## Aim of the exercise
Of the lines below, how many hold the string "matplotlib"? Give only the number.

----------

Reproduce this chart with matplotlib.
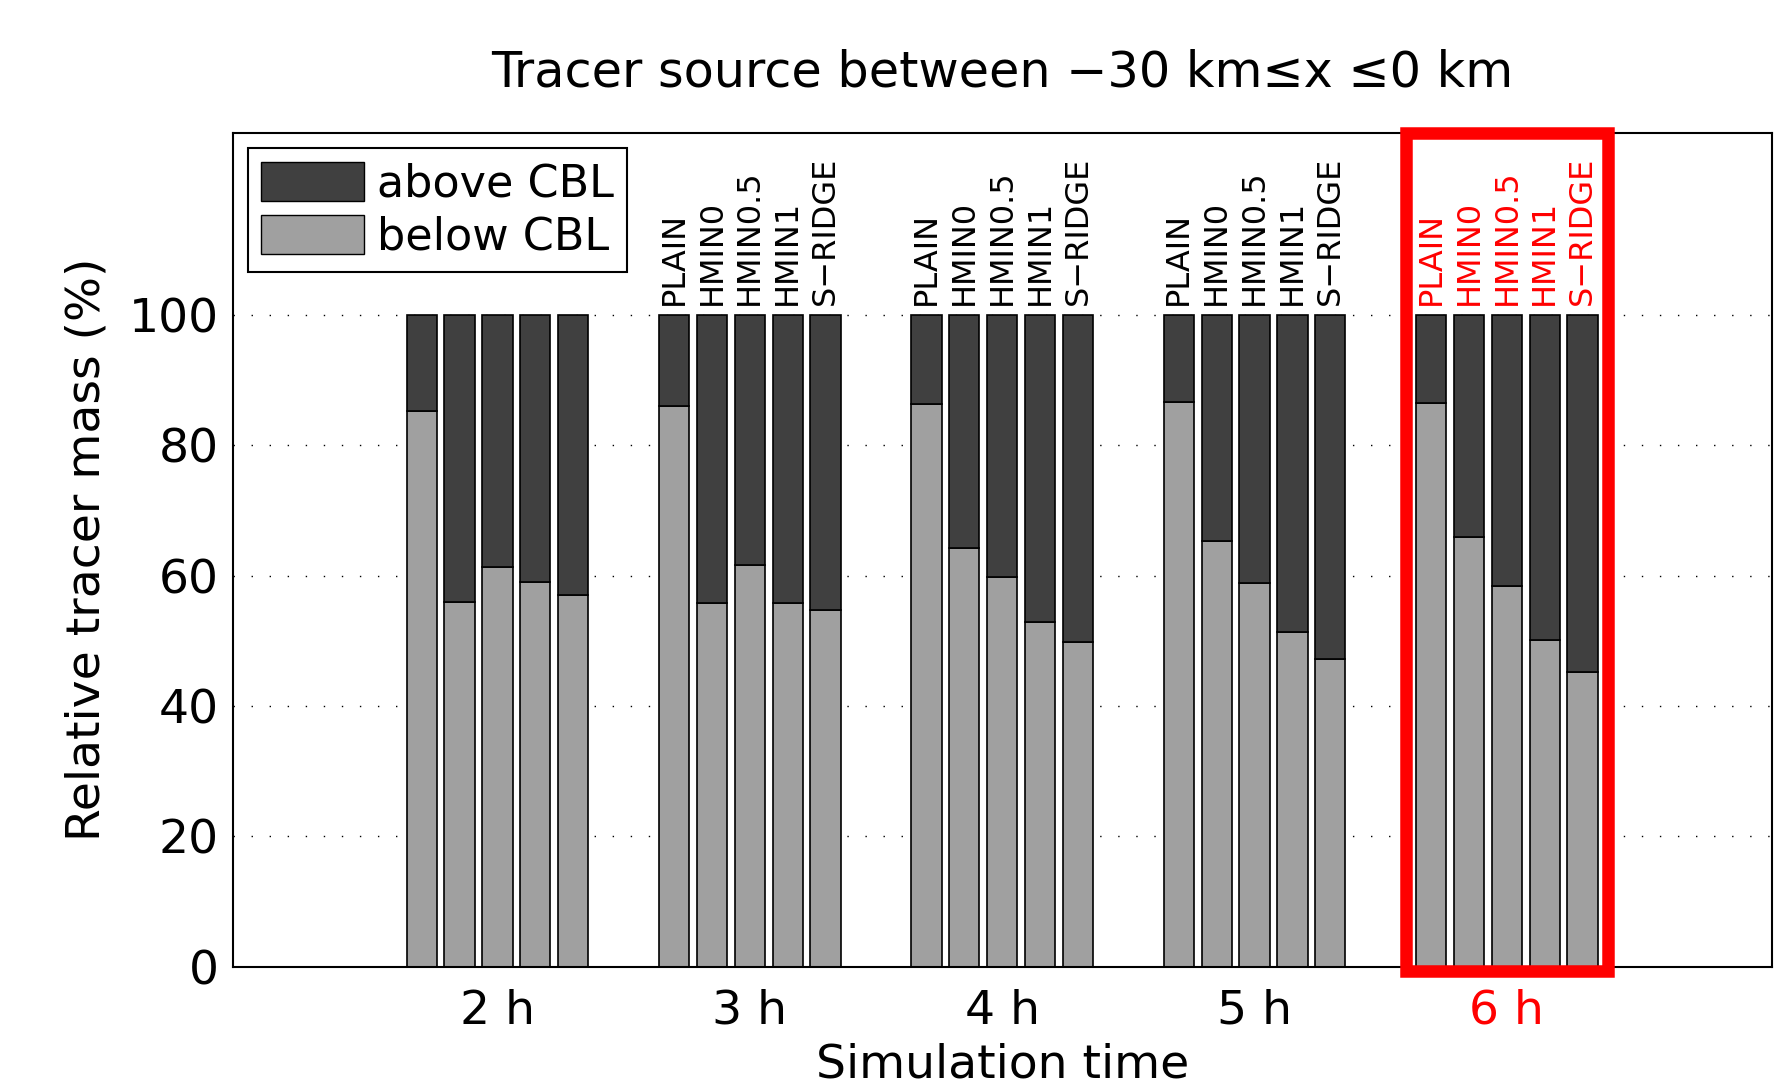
import numpy as np
import matplotlib
matplotlib.use("Agg")
import matplotlib.pyplot as plt
from matplotlib.patches import Rectangle, Patch

# simulation times (group labels) and experiments (bars in each group)
times = [2, 3, 4, 5, 6]
time_labels = ["2 h", "3 h", "4 h", "5 h", "6 h"]
experiments = ["PLAIN", "HMIN0", "HMIN0.5", "HMIN1", "S\u2212RIDGE"]

# relative tracer mass below CBL (%) per experiment, for 2 h ... 6 h
below_plain = [85.3, 86.1, 86.3, 86.6, 86.5]
below_hmin0 = [56.0, 55.8, 64.3, 65.4, 66.0]
below_hmin05 = [61.3, 61.6, 59.8, 58.9, 58.5]
below_hmin1 = [59.0, 55.8, 52.9, 51.3, 50.2]
below_sridge = [57.0, 54.7, 49.9, 47.3, 45.2]

below = [below_plain, below_hmin0, below_hmin05, below_hmin1, below_sridge]

DARK = "#404040"
LIGHT = "#a0a0a0"
FS = 34

fig = plt.figure(figsize=(17.79, 10.88), dpi=100)
ax = fig.add_axes([0.1307, 0.1115, 0.8653, 0.7665])

offset = 0.15
width = 0.12
for j, vals in enumerate(below):
    x = np.array(times) + (j - 2) * offset
    vals = np.array(vals)
    ax.bar(x, vals, width, color=LIGHT, edgecolor="black", linewidth=1.2)
    ax.bar(x, 100 - vals, width, bottom=vals, color=DARK, edgecolor="black", linewidth=1.2)

# experiment names above bars (not for the first group)
for t in times[1:]:
    col = "red" if t == 6 else "black"
    for j, name in enumerate(experiments):
        ax.text(t + (j - 2) * offset, 101.5, name, rotation=90, ha="center", va="bottom",
                fontsize=23, color=col)

# highlight box around last group
ax.add_patch(Rectangle((5.6, -0.6), 0.8, 128.6, fill=False, edgecolor="red",
                       linewidth=9, clip_on=False, zorder=5))

ax.set_xlim(0.95, 7.05)
ax.set_ylim(0, 128)
ax.set_yticks([0, 20, 40, 60, 80, 100])
ax.set_xticks(times)
ax.set_xticklabels(time_labels)
ax.get_xticklabels()[-1].set_color("red")
ax.tick_params(axis="x", labelsize=FS, length=0, pad=16)
ax.tick_params(axis="y", labelsize=FS, length=0, pad=10)
ax.yaxis.grid(True, color="black", linestyle=(0, (1, 12)), linewidth=1.0)
ax.set_axisbelow(True)
for s in ax.spines.values():
    s.set_linewidth(1.5)

ax.set_xlabel("Simulation time", fontsize=FS, labelpad=6)
ax.set_ylabel("Relative tracer mass (%)", fontsize=FS, labelpad=14)
ax.set_title("Tracer source between \u221230 km\u2264x \u22640 km", fontsize=35.5, pad=33)

handles = [Patch(facecolor=DARK, edgecolor="black"), Patch(facecolor=LIGHT, edgecolor="black")]
leg = ax.legend(handles, ["above CBL", "below CBL"], loc="upper left", fontsize=32,
                fancybox=False, framealpha=1, edgecolor="black",
                handlelength=2.3, handleheight=1.0, handletextpad=0.3,
                borderaxespad=0.35, borderpad=0.3, labelspacing=0.2)
leg.get_frame().set_linewidth(1.5)

fig.savefig("out.png", dpi=100)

----------

## Output below
5